Government and educational institutions emphasize consistency in measurement because unit confusion can cause expensive mistakes. If you want to review reliable public information on measurements and standards, visit the NIST Office of Weights and Measures. For practical math learning and measurement literacy, many public universities offer conversion examples through engineering and mathematics departments.
Frequently Asked Questions
How many square feet are in one square yard?
There are 9 square feet in 1 square yard.
What is the fastest way to convert square feet to square yards?
Divide the square feet value by 9 or use this calculator for an instant result.
Can I use decimals in square feet?
Yes. Many real projects involve decimal measurements, and the conversion still works exactly the same way.
Should I convert before or after adding multiple sections?
Usually after. Add all square feet totals first, then divide by 9 to minimize rounding errors.

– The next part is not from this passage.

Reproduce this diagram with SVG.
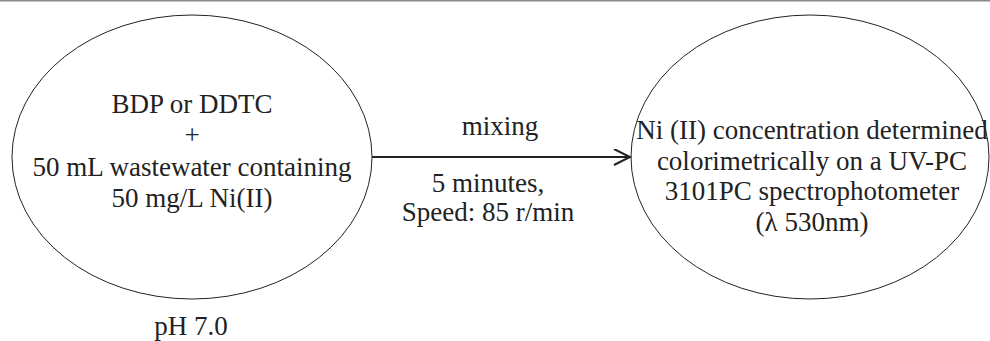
<svg xmlns="http://www.w3.org/2000/svg" width="990" height="341" viewBox="0 0 990 341">
<defs>
<style>
text{font-family:"Liberation Serif","Times New Roman",serif;font-size:27px;fill:#222;text-anchor:middle}
.node{fill:#fff;stroke:#222;stroke-width:1}
.conn{stroke:#222;stroke-width:2;fill:none}
</style>
<marker id="arr" markerWidth="20" markerHeight="20" refX="17" refY="8" orient="auto" markerUnits="userSpaceOnUse">
<path d="M1,0 L17,8 L1,16" fill="none" stroke="#222" stroke-width="2"/>
</marker>
</defs>
<rect x="0" y="0" width="990" height="341" fill="#fff"/>
<line x1="0" y1="0.75" x2="990" y2="0.75" stroke="#888" stroke-width="1.5"/>
<g id="node-reagents">
<ellipse class="node" cx="192" cy="157" rx="180" ry="142"/>
<text x="192" y="113">BDP or DDTC</text>
<text x="192" y="144">+</text>
<text x="192" y="176">50 mL wastewater containing</text>
<text x="192" y="207">50 mg/L Ni(II)</text>
</g>
<g id="node-measurement">
<ellipse class="node" cx="810" cy="157" rx="179" ry="142"/>
<text x="812" y="139">Ni (II) concentration determined</text>
<text x="812" y="170">colorimetrically on a UV-PC</text>
<text x="812" y="200">3101PC spectrophotometer</text>
<text x="812" y="231">(λ 530nm)</text>
</g>
<g id="connectors">
<line class="conn" x1="372" y1="157" x2="630" y2="157" marker-end="url(#arr)"/>
<text x="500" y="135">mixing</text>
<text x="488" y="192">5 minutes,</text>
<text x="488" y="221">Speed: 85 r/min</text>
</g>
<g id="label-ph">
<text x="191" y="335">pH 7.0</text>
</g>
</svg>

Does the calculator include waste?
No. It converts the base area only. Add waste separately based on your material and layout.
Final Takeaway
A square feet to square yards calculator is a simple but high-value tool for accurate planning. The conversion formula is easy, but practical estimating often includes more than pure math. Good measurement habits, appropriate rounding, and realistic waste allowances make the difference between a rough guess and a dependable project estimate. Use the calculator above whenever you need a fast conversion from square feet to square yards, then apply the result to your flooring, carpet, landscaping, turf, or renovation workflow with confidence.
Note: External links are provided for general reference and measurement literacy. Always verify project-specific requirements with your supplier, local codes, or licensed professionals.